LUSA 11/28/2025

Lusa - Business News - Portugal: State in top 6 with spending on pensions related to GDP - OECD

Lisbon, Nov. 27, 2025 (Lusa) - State spending on pensions currently accounts for 13% of GDP in Portugal, on a par with countries such as Austria (14.8%), France (13.8%) and Finland (13.7%), according to an OECD report released on Thursday.

In these three countries, state pensions account for between a quarter and a third of total public expenditure. In Portugal, they currently account for 27.3% of expenditure, according to the study "Pensions at a glance 2025" by the Organisation for Economic Co-operation and Development (OECD).

Greece and Italy are the OECD countries where pensions account for the largest share of state spending, reaching around 16% of GDP.

At the other end of the scale are Australia, Chile, Iceland, Ireland and South Korea, with spending on pensions below 4% of GDP, albeit for different reasons.

While Chile and Ireland have relatively young populations, in Australia and Iceland a significant portion of pensions is supported by private schemes and the retirement age, at 67 years old, is considered "high".

In Korea, the public social security system is "not yet consolidated" as it was only established in 1988.

On average, public pensions expenditure in the 38 OECD countries increased from 6.7% to 8.1% of GDP between 2000 and 2024, the last year analysed in the report.

However, in Portugal, Finland, Greece, Mexico and Spain, spending has risen by more than four percentage points of GDP since 2000, and by between two and four percentage points in Italy, Japan, Korea and Turkey.

In Portugal, the increase was around five percentage points of GDP, rising from 7.8% in 2000 to the current 13% of GDP.

On the other hand, public spending fell by more than one percentage point in Australia, Chile and Latvia, with Germany, Ireland, Lithuania and the United Kingdom also showing slight declines.

Despite the pressure of an ageing population, public spending on pensions is stable in 15 countries: Canada, Estonia, Germany, Hungary, Iceland, Ireland, Israel, Lithuania, the Netherlands, New Zealand, Poland, Slovenia, Sweden, Switzerland and the United Kingdom.

By 2050, the OECD forecasts that public pension expenditure will grow by between 8.8% and 10% of GDP on average across all 32 OECD countries.

In the EU27, it is projected to rise from 9.9% of GDP in 2023 to 10.9% of GDP in 2050, despite an estimated 69% increase in the number of people over 65 years old.

Portugal (-2.8 percentage points) and Italy (-1.7 percentage points) are the two countries expected to see the largest declines in public pension expenditure between 2050 and 2060, the cut-off year for OECD projections.

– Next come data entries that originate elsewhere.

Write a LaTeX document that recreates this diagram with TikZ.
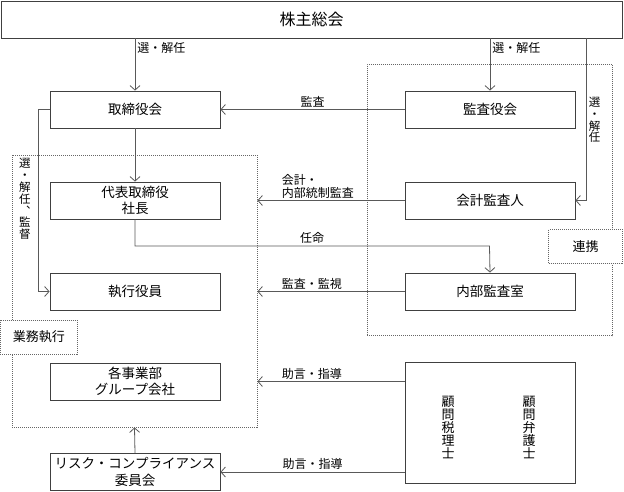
\documentclass[tikz,border=0pt]{standalone}
\usepackage{fontspec}
\setmainfont{Noto Sans CJK JP}
\usetikzlibrary{arrows.meta}

\begin{document}
\begin{tikzpicture}[x=1pt, y=-1pt,
		box/.style={draw=black!75, line width=0.8pt, fill=white, minimum width=170pt, minimum height=37pt, inner sep=0pt, align=center, font=\fontsize{13.5}{16.5}\selectfont},
		area/.style={draw=black!60, dash pattern=on 1pt off 1pt, line width=0.8pt, inner sep=0pt},
		tag/.style={area, fill=white, font=\fontsize{13}{15}\selectfont},
		lbl/.style={inner sep=2pt, align=left, font=\fontsize{12}{12.5}\selectfont},
		tate/.style={inner sep=0pt, align=center, font=\fontsize{11.5}{11.8}\selectfont},
		arr/.style={draw=black!65, line width=0.8pt, -{Straight Barb[length=4.5pt, width=10pt]}}]
	
	\useasboundingbox (0,0) rectangle (624,492);
	
	% Areas
	\node[area, minimum width=245pt, minimum height=272pt] (gyomu) at (134.5,291) {};
	\node[area, minimum width=245pt, minimum height=271pt] (kansa) at (489.5,200) {};
	\node[tag, minimum width=77pt, minimum height=34pt] (gyomuTag) at (38.8,337) {業務執行};
	\node[tag, minimum width=74pt, minimum height=34pt] (renkei) at (585.5,246.5) {連携};
	
	% Nodes
	\node[box, minimum width=621pt, font=\fontsize{16}{17}\selectfont] (soukai) at (311.5,19.5) {株主総会};
	\node[box] (torishimari) at (135,109.5) {取締役会};
	\node[box] (kansayaku) at (490,109.5) {監査役会};
	\node[box] (daihyo) at (135,200.5) {代表取締役\\社長};
	\node[box] (kaikei) at (490,200.5) {会計監査人};
	\node[box] (shikko) at (135,291.5) {執行役員};
	\node[box] (naibu) at (490,291.5) {内部監査室};
	\node[box] (jigyo) at (135,381.5) {各事業部\\グループ会社};
	\node[box, minimum height=121pt] (komon) at (490,422.5) {};
	\node[box] (risk) at (135,472) {リスク・コンプライアンス\\委員会};
	\node[tate, font=\fontsize{13}{13}\selectfont] (zeirishi) at (448,428) {顧\\問\\税\\理\\士};
	\node[tate, font=\fontsize{13}{13}\selectfont] (bengoshi) at (529,428) {顧\\問\\弁\\護\\士};
	
	% Edges with labels
	\draw[arr] (soukai.south -| torishimari) -- (torishimari.north) node[pos=0.18, right, lbl] {選・解任};
	\draw[arr] (soukai.south -| kansayaku) -- (kansayaku.north) node[pos=0.18, right, lbl] {選・解任};
	\coordinate (sennin) at (586,200.5);
	\draw[arr] (soukai.south -| sennin) -- (sennin) -- (kaikei.east);
	\node[tate] (senninLbl) at (594.5,120) {選\\・\\解\\任};
	\draw[arr] (kansayaku.west) -- (torishimari.east) node[midway, above, lbl] {監査};
	\draw[arr] (torishimari.south) -- (daihyo.north);
	\coordinate (kantoku) at (38,291.5);
	\draw[arr] (torishimari.west) -| (kantoku) -- (shikko.west);
	\node[tate] (kantokuLbl) at (25,199) {選\\・\\解\\任\\︑\\監\\督};
	\draw[arr] (kaikei.west) -- (kaikei.west -| gyomu.east) node[pos=0.85, anchor=south west, lbl] {会計・\\内部統制監査};
	\coordinate (ninmei) at (489.5,246);
	\draw[arr] (daihyo.south) |- (ninmei) -- (naibu.north);
	\node[lbl, above] (ninmeiLbl) at (312,246) {任命};
	\draw[arr] (naibu.west) -- (naibu.west -| gyomu.east) node[pos=0.63, above, lbl] {監査・監視};
	\draw[arr] (komon.west |- jigyo) -- (gyomu.east |- jigyo) node[pos=0.63, above, lbl] {助言・指導};
	\draw[arr] (komon.west |- risk) -- (risk.east) node[midway, above, lbl] {助言・指導};
	\draw[arr] (risk.north) -- (gyomu.south);
	
\end{tikzpicture}
\end{document}
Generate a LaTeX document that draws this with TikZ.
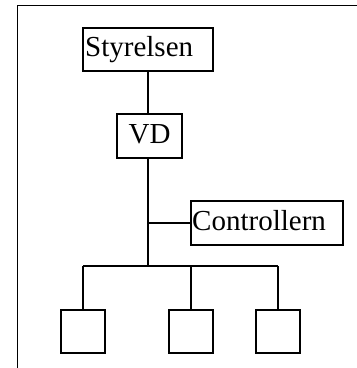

According to the report, private pension schemes are mandatory or achieve "near-universal coverage through labour relations agreements" in less than a third of the 38 OECD countries.

In the rest, voluntary private pensions are set up on an individual basis or are offered by the employer, meaning that "about half of OECD countries have private pensions" of some importance.

Iceland, Switzerland and the United States have the "highest flows of private pension payments", accounting for 5.2% and 5.7% of GDP. They are followed by Australia, Canada, the Netherlands and the United Kingdom, accounting for 3% to 4.5% of GDP, and Japan with 2.7% of GDP.

In Portugal, private pensions account for only 0.3% of GDP, one of the lowest figures among OECD countries.

In Iceland, private pensions account for 64% of total pension expenditure, while in Australia, Switzerland and the United States they account for 50% of the total. On average, the figure is 18% of total expenditure.

Total expenditure on both public and private pension schemes is highest in Italy, reaching 16.6% of GDP. Greece follows with 16.3%, Austria with 14.6% and France with 13.7%. In Portugal, it is 13.3% of GDP.

The average among OECD countries is 9.4% of GDP, with the lowest levels in Ireland, at 3.8% of GDP, and Korea, at 4.7%.